Law & Crime Network: Jonathan Ross Harris Trial
December 15, 2020
On the Law & Crime Network, host Bob Bianchi covers the latest happenings in the Jonathan Ross Harris trial. Harris was convicted of murdering his 22-month-old son in a hot car death. However, his defense team is appealing based on evidence that was admitted at trial that they argue was prejudicial and does not fall within the scope of normal rules of evidence procedure.
Throughout this video, we see coverage of motions being argued over whether rules of evidence were properly administered in this trial. The hearings are happening via zoom where the defendant, a court reporter, the judge, witnesses, and counsel can be seen and heard.
The evidence rule that is being particularly scrutinized is evidence Rule 404 which is stated as follows:
(a) Character Evidence. (1) Prohibited Uses. Evidence of a person’s character or character trait is not admissible to prove that on a particular occasion the person acted in accordance with the character or trait.
Bob Bianchi follows up coverage of the motion hearing with his analysis of this evidence rule as it applies to the Harris trial. He explains that while the government is arguing that an exception to the evidence rule applies because character evidence, in this case, shows that Harris wished to be child-free, Bianchi argues that the abundance of character evidence allowed in court not only missed the mark on linking a motive but was also completely irrelevant to understanding the facts of the case.
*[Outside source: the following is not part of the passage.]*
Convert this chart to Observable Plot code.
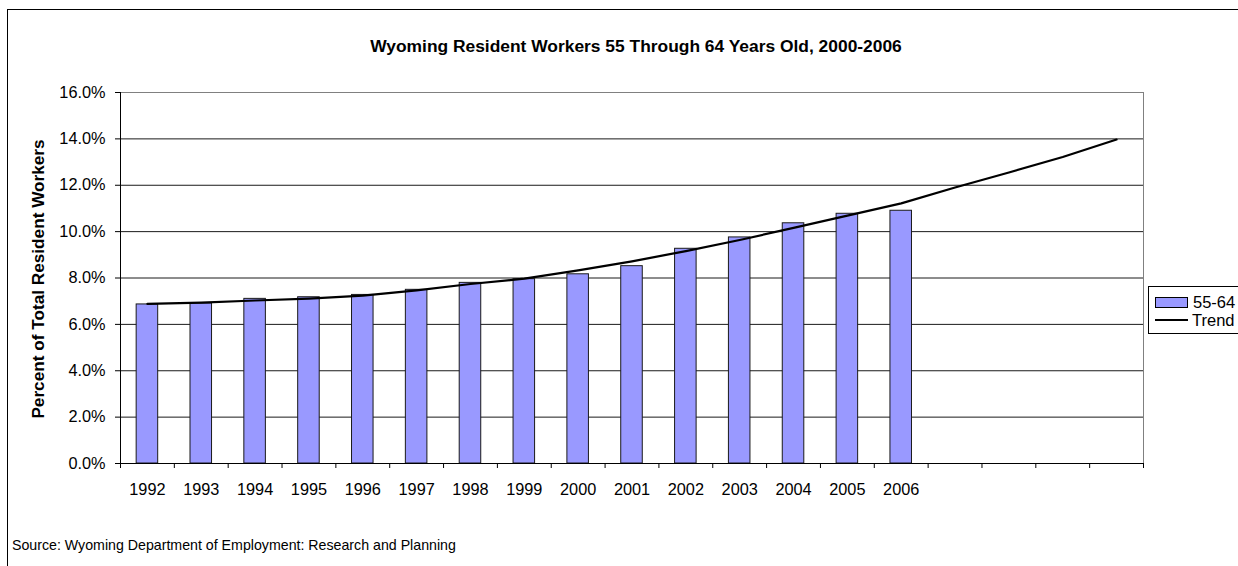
<!DOCTYPE html>
<html>
<head>
<meta charset="utf-8">
<script src="https://cdn.jsdelivr.net/npm/d3@7"></script>
<script src="https://cdn.jsdelivr.net/npm/@observablehq/plot@0.6"></script>
<style>
  html, body { margin: 0; padding: 0; background: #fff; overflow: hidden; }
  body { font-family: "Liberation Sans", Arial, sans-serif; color: #000; }
  #wrap { position: relative; width: 1238px; height: 566px; overflow: hidden; }
  #border { position: absolute; left: 7px; top: 9px; width: 1400px; height: 800px;
            border-left: 1px solid #000; border-top: 1px solid #000; pointer-events: none; }
  #chart { position: absolute; left: 0; top: 0; }
  #title { position: absolute; top: 38px; left: 636px; transform: translateX(-50%);
           white-space: nowrap; font-weight: bold; font-size: 17.4px; line-height: 17px; }
  #ytitle { position: absolute; left: 38px; top: 279px; transform: translate(-50%, -50%) rotate(-90deg);
            white-space: nowrap; font-weight: bold; font-size: 17.2px; line-height: 17px; }
  #source { position: absolute; left: 12px; top: 538px; white-space: nowrap;
            font-size: 14.2px; line-height: 14px; }
  #legend { position: absolute; left: 1148px; top: 286px; width: 120px; height: 46px;
            border: 1px solid #000; background: #fff; font-size: 16.5px; }
  .item { position: absolute; left: 6px; height: 18px; display: flex; align-items: center; }
  .sw { width: 31px; height: 9px; background: #9999ff; border: 1px solid #000; margin-right: 5px; }
  .ln { width: 33px; height: 2px; background: #000; margin-right: 4px; }
</style>
</head>
<body>
<div id="wrap">
  <div id="border"></div>
  <div id="chart"></div>
  <div id="title">Wyoming Resident Workers 55 Through 64 Years Old, 2000-2006</div>
  <div id="ytitle">Percent of Total Resident Workers</div>
  <div id="source">Source: Wyoming Department of Employment: Research and Planning</div>
  <div id="legend">
    <div class="item" style="top:6px"><div class="sw"></div><span>55-64</span></div>
    <div class="item" style="top:24px"><div class="ln"></div><span>Trend</span></div>
  </div>
</div>
<script>
// ---- data ----
const years = ["1992","1993","1994","1995","1996","1997","1998","1999","2000","2001","2002","2003","2004","2005","2006"];
const futureYears = ["2007","2008","2009","2010"]; // unlabeled categories the trend extends into
const categories = years.concat(futureYears);
const shares = [6.86, 6.90, 7.10, 7.17, 7.27, 7.49, 7.79, 7.95, 8.16, 8.51, 9.26, 9.75, 10.36, 10.77, 10.90];
const trendValues = [6.88, 6.94, 7.03, 7.11, 7.24, 7.47, 7.74, 7.97, 8.33, 8.72, 9.16, 9.64, 10.16, 10.69, 11.22, 11.90, 12.55, 13.22, 13.97];
const yTicks = [0, 2, 4, 6, 8, 10, 12, 14, 16];

const barData = years.map((year, i) => ({year, value: shares[i]}));
const trendData = categories.map((year, i) => ({year, value: trendValues[i]}));

const W = 1238, H = 566, mL = 120, mR = 95, mT = 92, mB = 103;
const step = (W - mL - mR) / categories.length;

const chart = Plot.plot({
  width: W, height: H,
  marginLeft: mL, marginRight: mR, marginTop: mT, marginBottom: mB,
  style: {fontFamily: "Liberation Sans, Arial, sans-serif", fontSize: "16.3px", color: "#000", background: "transparent"},
  x: {type: "band", domain: categories, paddingInner: 0.6, paddingOuter: 0.3, align: 0.5, round: false, label: null},
  y: {domain: [0, 16], label: null},
  marks: [
    Plot.gridY(yTicks.filter(t => t > 0 && t < 16), {stroke: "#1a1a1a", strokeOpacity: 1}),
    Plot.ruleY([16], {stroke: "#808080"}),
    Plot.ruleX([categories[categories.length - 1]], {dx: step / 2, stroke: "#808080"}),
    Plot.barY(barData, {x: "year", y: "value", fill: "#9999ff", stroke: "#1a1a1a", strokeWidth: 1}),
    Plot.line(trendData, {x: "year", y: "value", stroke: "#000", strokeWidth: 2.2}),
    Plot.ruleY([0], {stroke: "#000"}),
    Plot.ruleX([categories[0]], {dx: -step / 2, stroke: "#000"}),
    Plot.axisY({ticks: yTicks, tickSize: 5, tickPadding: 10, tickFormat: d => d.toFixed(1) + "%", label: null, stroke: "#000"}),
    Plot.axisX({tickSize: 0, tickPadding: 20, tickFormat: d => years.includes(d) ? d : "", label: null}),
    Plot.axisX({tickSize: 5, dx: -step / 2, tickFormat: () => "", label: null, stroke: "#000"}),
    Plot.axisX({ticks: [categories[categories.length - 1]], tickSize: 5, dx: step / 2, tickFormat: () => "", label: null, stroke: "#000"})
  ]
});
document.getElementById("chart").appendChild(chart);
</script>
</body>
</html>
Guest analysts Gabriella Gonzalez and Mike Koribanics join Bianchi in his analysis of this evidence rule. Koribanics details the prejudicial value versus the probative value of evidence. Rules of evidence exist to maintain the true value of evidence allowed in court and allowed to be heard by the jury. Evidence that someone is simply a bad person can easily poison a jury into a conviction that lacks compelling evidence.
Gonzalez also makes a point that a lot of the evidence promised by the prosecution never came to fruition. Not only this, but much of the evidence is circumstantial and could work against the prosecution in appeals court. Overall, the consensus from the panel is that Harris did not receive a fair trial and that the government did not sufficiently prove their case with admissible evidence.